__Work to do__: Leave the pictures out and copy exactly the lines from the line containing "What Observable Plot" to the line containing "const RED_W = ux(41), GREEN_W = ux(42);", both lines included.

__Dataset extract__:
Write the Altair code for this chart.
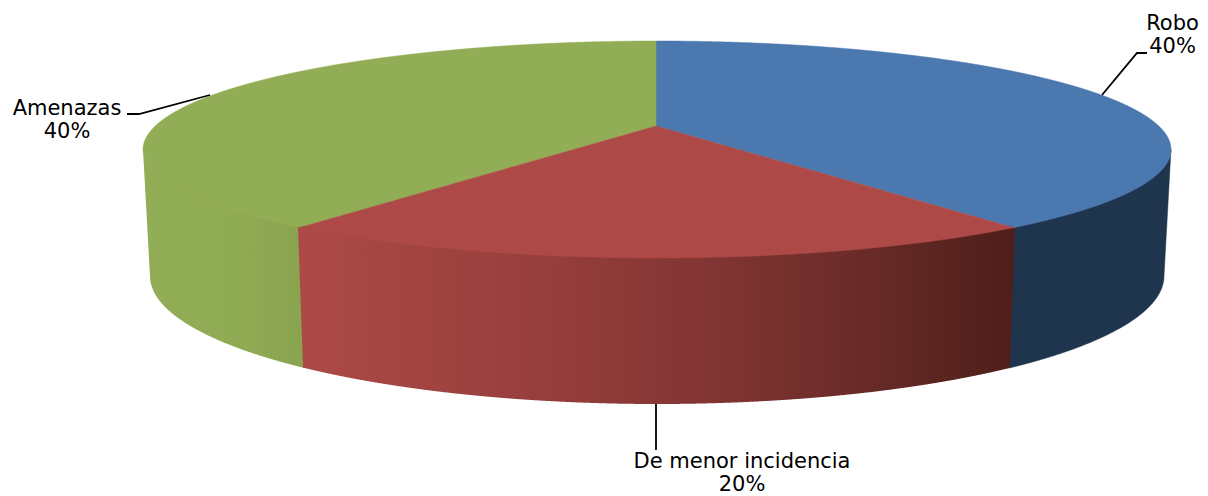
import altair as alt
import numpy as np
import pandas as pd

# Values
categories = ["Robo", "De menor incidencia", "Amenazas"]
shares = [40, 20, 40]
share_labels = ["40%", "20%", "40%"]

BLUE_TOP, RED_TOP, GREEN_TOP = "#4A78AF", "#AD4A47", "#91AD55"
BLUE_WALL = "#1F344D"
RED_WALL = [(0.0, "#AD4A47"), (0.35, "#963E3C"), (0.6, "#7F3432"), (0.8, "#682A27"), (1.0, "#4E1E1A")]
GREEN_WALL = [(0.0, "#91AD55"), (0.6, "#8FAB53"), (1.0, "#8AA34F")]

# Projection of the disc: top rim, bottom rim, apex, and where the slice edges meet the rims
TOP = dict(cx=657.0, cy=149.5, rx=514.0, ry=108.5)
BOT = dict(cx=657.0, cy=276.0, rx=507.0, ry=128.0)
APEX = (656.0, 126.0)
EDGE_TOP_R = (1015.0, 228.0)
EDGE_TOP_L = (298.0, 228.0)
EDGE_BOT_R = (1010.0, 365.5)
EDGE_BOT_L = (303.0, 367.0)

W, H = 1192, 488
XS = alt.Scale(domain=[8, 8 + W], nice=False, zero=False)
YS = alt.Scale(domain=[8 + H, 8], nice=False, zero=False)


def half(e, x):
    return e["ry"] * np.sqrt(np.clip(1 - ((x - e["cx"]) / e["rx"]) ** 2, 0, 1))


def lower(e, x):
    return e["cy"] + half(e, x)


def upper(e, x):
    return e["cy"] - half(e, x)


def under(x):
    # wall tops tuck slightly beneath the top face so no seam shows
    return TOP["cy"] + 0.97 * half(TOP, x)


def seg(x, a, b):
    return a[1] + (x - a[0]) * (b[1] - a[1]) / (b[0] - a[0])


def grid(x0, x1, *breaks):
    t = np.linspace(-np.pi / 2, np.pi / 2, 1441)
    g = TOP["cx"] + TOP["rx"] * np.sin(t)
    g2 = BOT["cx"] + BOT["rx"] * np.sin(t)
    xs = np.concatenate([g, g2, [x0, x1], breaks])
    return np.unique(xs[(xs >= x0) & (xs <= x1)])


def area(x, y, y2, color, stroke=None):
    df = pd.DataFrame({"x": x, "y": y, "y2": y2})
    kw = {"stroke": stroke, "strokeWidth": 0.5} if stroke else {}
    return alt.Chart(df).mark_area(color=color, interpolate="linear", **kw).encode(
        x=alt.X("x:Q", scale=XS, axis=None),
        y=alt.Y("y:Q", scale=YS, axis=None),
        y2="y2:Q",
    )


def grad(stops):
    return alt.Gradient(
        gradient="linear",
        stops=[alt.GradientStop(offset=o, color=c) for o, c in stops],
        x1=0, x2=1, y1=0, y2=0,
    )


LEFT_TOP_X = TOP["cx"] - TOP["rx"]
RIGHT_TOP_X = TOP["cx"] + TOP["rx"]
LEFT_BOT_X = BOT["cx"] - BOT["rx"]
RIGHT_BOT_X = BOT["cx"] + BOT["rx"]
LEFT_TOP = (LEFT_TOP_X, TOP["cy"])
LEFT_BOT = (LEFT_BOT_X, BOT["cy"])
RIGHT_TOP = (RIGHT_TOP_X, TOP["cy"])
RIGHT_BOT = (RIGHT_BOT_X, BOT["cy"])

# Walls
x = grid(LEFT_TOP_X, EDGE_BOT_L[0] + 1, LEFT_BOT_X)
y_bot = np.where(x < LEFT_BOT_X, seg(x, LEFT_TOP, LEFT_BOT), lower(BOT, x))
green_wall = area(x, under(x), y_bot, grad(GREEN_WALL))

x = grid(EDGE_BOT_R[0] - 1, RIGHT_TOP_X, RIGHT_BOT_X)
y_bot = np.where(x > RIGHT_BOT_X, seg(x, RIGHT_TOP, RIGHT_BOT), lower(BOT, x))
blue_wall = area(x, under(x), y_bot, BLUE_WALL, BLUE_WALL)

x = grid(EDGE_TOP_L[0], EDGE_TOP_R[0], EDGE_BOT_L[0], EDGE_BOT_R[0])
y_bot = lower(BOT, x)
y_bot = np.where(x < EDGE_BOT_L[0], seg(x, EDGE_TOP_L, EDGE_BOT_L), y_bot)
y_bot = np.where(x > EDGE_BOT_R[0], seg(x, EDGE_TOP_R, EDGE_BOT_R), y_bot)
red_wall = area(x, under(x), y_bot, grad(RED_WALL))

# Top faces
x = grid(APEX[0], RIGHT_TOP_X, EDGE_TOP_R[0])
y2 = np.where(x <= EDGE_TOP_R[0], seg(x, APEX, EDGE_TOP_R), lower(TOP, x))
blue_top = area(x, upper(TOP, x), y2, BLUE_TOP, BLUE_TOP)

x = grid(LEFT_TOP_X, APEX[0], EDGE_TOP_L[0])
y2 = np.where(x >= EDGE_TOP_L[0], seg(x, APEX, EDGE_TOP_L), lower(TOP, x))
green_top = area(x, upper(TOP, x), y2, GREEN_TOP, GREEN_TOP)

x = grid(EDGE_TOP_L[0], EDGE_TOP_R[0], APEX[0])
y1 = np.where(x <= APEX[0], seg(x, APEX, EDGE_TOP_L), seg(x, APEX, EDGE_TOP_R))
red_top = area(x, y1, lower(TOP, x), RED_TOP, RED_TOP)

# Leader lines
leaders = pd.DataFrame(
    {
        "cat": ["Robo"] * 3 + ["De menor incidencia"] * 2 + ["Amenazas"] * 3,
        "i": [0, 1, 2, 0, 1, 0, 1, 2],
        "x": [1102, 1137, 1147, 656, 656, 210, 139, 127],
        "y": [95, 53, 53, 404, 450, 95, 114, 114],
    }
)
leader = alt.Chart(leaders).mark_line(color="#000000", strokeWidth=1.8).encode(
    x=alt.X("x:Q", scale=XS, axis=None),
    y=alt.Y("y:Q", scale=YS, axis=None),
    detail="cat:N",
    order="i:Q",
)

# Labels
label_x = [1172.5, 742, 67]
name_y = [30, 468, 115]
pct_y = [53, 491, 138]
labels = pd.DataFrame(
    {
        "text": categories + share_labels,
        "x": label_x + label_x,
        "y": name_y + pct_y,
    }
)
text = alt.Chart(labels).mark_text(
    font="DejaVu Sans", fontSize=21, color="#000000", align="center", baseline="alphabetic"
).encode(
    x=alt.X("x:Q", scale=XS, axis=None),
    y=alt.Y("y:Q", scale=YS, axis=None),
    text="text:N",
)

chart = (
    alt.layer(green_wall, blue_wall, red_wall, blue_top, green_top, red_top, leader, text)
    .properties(
        width=W, height=H, padding=0,
        autosize=alt.AutoSizeParams(type="none"),
        background="#ffffff",
    )
    .configure_view(strokeWidth=0, stroke=None)
)
chart.save("out.html", embed_options={"renderer": "svg", "actions": False})
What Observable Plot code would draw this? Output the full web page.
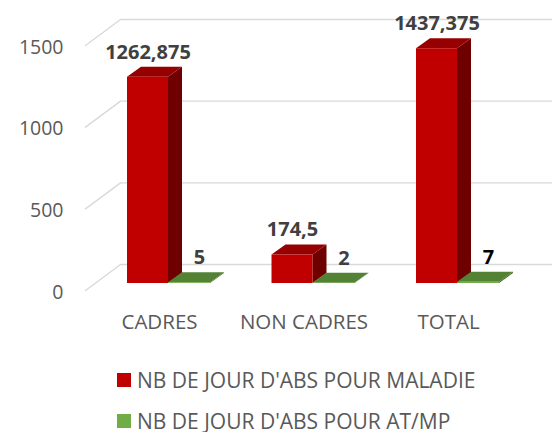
<!DOCTYPE html>
<html>
<head>
<meta charset="utf-8">
<script src="https://cdn.jsdelivr.net/npm/d3@7"></script>
<script src="https://cdn.jsdelivr.net/npm/@observablehq/plot@0.6"></script>
<style>
  html, body { margin: 0; padding: 0; background: #fff; overflow: hidden; }
  #chart svg { display: block; }
  .legend { font-family: "Open Sans", sans-serif; font-size: 21px; color: #595959; line-height: 1; }
  .legend .row { display: flex; align-items: center; height: 22px; padding-left: 117px; }
  .legend .sw { width: 14px; height: 14px; margin-right: 6px; flex: none; }
</style>
</head>
<body>
<div id="chart"></div>
<div class="legend" id="legend"></div>
<script>
// ---- data ----
const categories = ["CADRES", "NON CADRES", "TOTAL"];
const maladie = [1262.875, 174.5, 1437.375];
const atmp = [5, 2, 7];
const yTicks = [0, 500, 1000, 1500];
const seriesNames = ["NB DE JOUR D'ABS POUR MALADIE", "NB DE JOUR D'ABS POUR AT/MP"];

// ---- layout helpers (pixel -> data units) ----
const PX_PER_CAT = 144.5;
const PX_PER_VAL = 245 / 1500;
const ux = p => p / PX_PER_CAT;
const uv = p => p / PX_PER_VAL;
const DX = ux(14), DV = uv(10);          // bar depth
const RED_W = ux(41), GREEN_W = ux(42);

const colors = {
  red: {front: "#c00000", top: "#960000", side: "#6f0000"},
  green: {front: "#70ad47", top: "#548235", side: "#3e6328"}
};
const fmt = v => String(v).replace(".", ",");

const bars = [];
categories.forEach((c, i) => {
  bars.push({id: "m" + i, cat: c, i, s: "red", v: maladie[i], x1: i - RED_W, x2: i});
  bars.push({id: "a" + i, cat: c, i, s: "green", v: atmp[i], x1: i, x2: i + GREEN_W});
});
const tops = bars.flatMap(b => [
  {id: b.id, s: b.s, y: b.v, x1: b.x1, x2: b.x2},
  {id: b.id, s: b.s, y: b.v + DV, x1: b.x1 + DX, x2: b.x2 + DX}
]);
const sides = bars.flatMap(b => [
  {id: b.id, s: b.s, x: b.x2, y1: 0, y2: b.v},
  {id: b.id, s: b.s, x: b.x2 + DX, y1: DV, y2: b.v + DV}
]);

const xFront = ux(85 - 168), xBack = ux(120 - 168), xEnd = ux(560 - 168);
const grid = yTicks.flatMap(t => [
  {t, x: xFront, y: t - uv(7)},
  {t, x: xBack, y: t + uv(19)},
  {t, x: xEnd, y: t + uv(19)}
]);

const faceMarks = s => [
  Plot.areaY(sides.filter(d => d.s === s), {x: "x", y1: "y1", y2: "y2", z: "id", fill: colors[s].side}),
  Plot.areaX(tops.filter(d => d.s === s), {y: "y", x1: "x1", x2: "x2", z: "id", fill: colors[s].top}),
  Plot.rect(bars.filter(d => d.s === s), {x1: "x1", x2: "x2", y1: 0, y2: "v", fill: colors[s].front})
];

const chart = Plot.plot({
  width: 552,
  height: 345,
  margin: 0,
  x: {domain: [0, 2], range: [168, 168 + 2 * PX_PER_CAT], axis: null},
  y: {domain: [0, 1500], range: [283, 283 - 245], axis: null},
  style: {fontFamily: "'Open Sans', sans-serif", background: "#fff", overflow: "visible"},
  marks: [
    Plot.line(grid, {x: "x", y: "y", z: "t", stroke: "#d9d9d9", strokeWidth: 1.4}),
    Plot.text(yTicks, {x: xFront, y: d => d, text: d => String(d), textAnchor: "end", dx: -22, dy: 9,
      fontSize: 19.5, fill: "#595959", lineAnchor: "middle"}),
    ...faceMarks("red"),
    ...faceMarks("green"),
    Plot.text(bars.filter(d => d.s === "red"), {x: d => (d.x1 + d.x2) / 2, y: "v", text: d => fmt(d.v),
      dy: -25, fontSize: 20, fontWeight: "bold", fill: "#404040", lineAnchor: "middle"}),
    Plot.text(bars.filter(d => d.s === "green"), {x: "x1", y: "v", text: d => fmt(d.v),
      dx: 31, dy: -25, fontSize: 20, fontWeight: "bold", lineAnchor: "middle",
      fill: d => d.cat === "TOTAL" ? "#000000" : "#404040"}),
    Plot.text(categories, {x: (d, i) => i, y: 0, text: d => d, dx: -9, dy: 39,
      fontSize: 20.5, fill: "#595959", lineAnchor: "middle"})
  ]
});
document.getElementById("chart").appendChild(chart);

// ---- legend ----
const legend = document.getElementById("legend");
const legColors = [colors.red.front, colors.green.front];
seriesNames.forEach((name, k) => {
  const row = document.createElement("div");
  row.className = "row";
  row.style.marginTop = k === 0 ? "24px" : "19px";
  const sw = document.createElement("span");
  sw.className = "sw";
  sw.style.background = legColors[k];
  const tx = document.createElement("span");
  tx.textContent = name;
  row.appendChild(sw);
  row.appendChild(tx);
  legend.appendChild(row);
});
</script>
</body>
</html>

__Answer__:
What Observable Plot code would draw this? Output the full web page.
<!DOCTYPE html>
<html>
<head>
<meta charset="utf-8">
<script src="https://cdn.jsdelivr.net/npm/d3@7"></script>
<script src="https://cdn.jsdelivr.net/npm/@observablehq/plot@0.6"></script>
<style>
  html, body { margin: 0; padding: 0; background: #fff; overflow: hidden; }
  #chart svg { display: block; }
  .legend { font-family: "Open Sans", sans-serif; font-size: 21px; color: #595959; line-height: 1; }
  .legend .row { display: flex; align-items: center; height: 22px; padding-left: 117px; }
  .legend .sw { width: 14px; height: 14px; margin-right: 6px; flex: none; }
</style>
</head>
<body>
<div id="chart"></div>
<div class="legend" id="legend"></div>
<script>
// ---- data ----
const categories = ["CADRES", "NON CADRES", "TOTAL"];
const maladie = [1262.875, 174.5, 1437.375];
const atmp = [5, 2, 7];
const yTicks = [0, 500, 1000, 1500];
const seriesNames = ["NB DE JOUR D'ABS POUR MALADIE", "NB DE JOUR D'ABS POUR AT/MP"];

// ---- layout helpers (pixel -> data units) ----
const PX_PER_CAT = 144.5;
const PX_PER_VAL = 245 / 1500;
const ux = p => p / PX_PER_CAT;
const uv = p => p / PX_PER_VAL;
const DX = ux(14), DV = uv(10);          // bar depth
const RED_W = ux(41), GREEN_W = ux(42);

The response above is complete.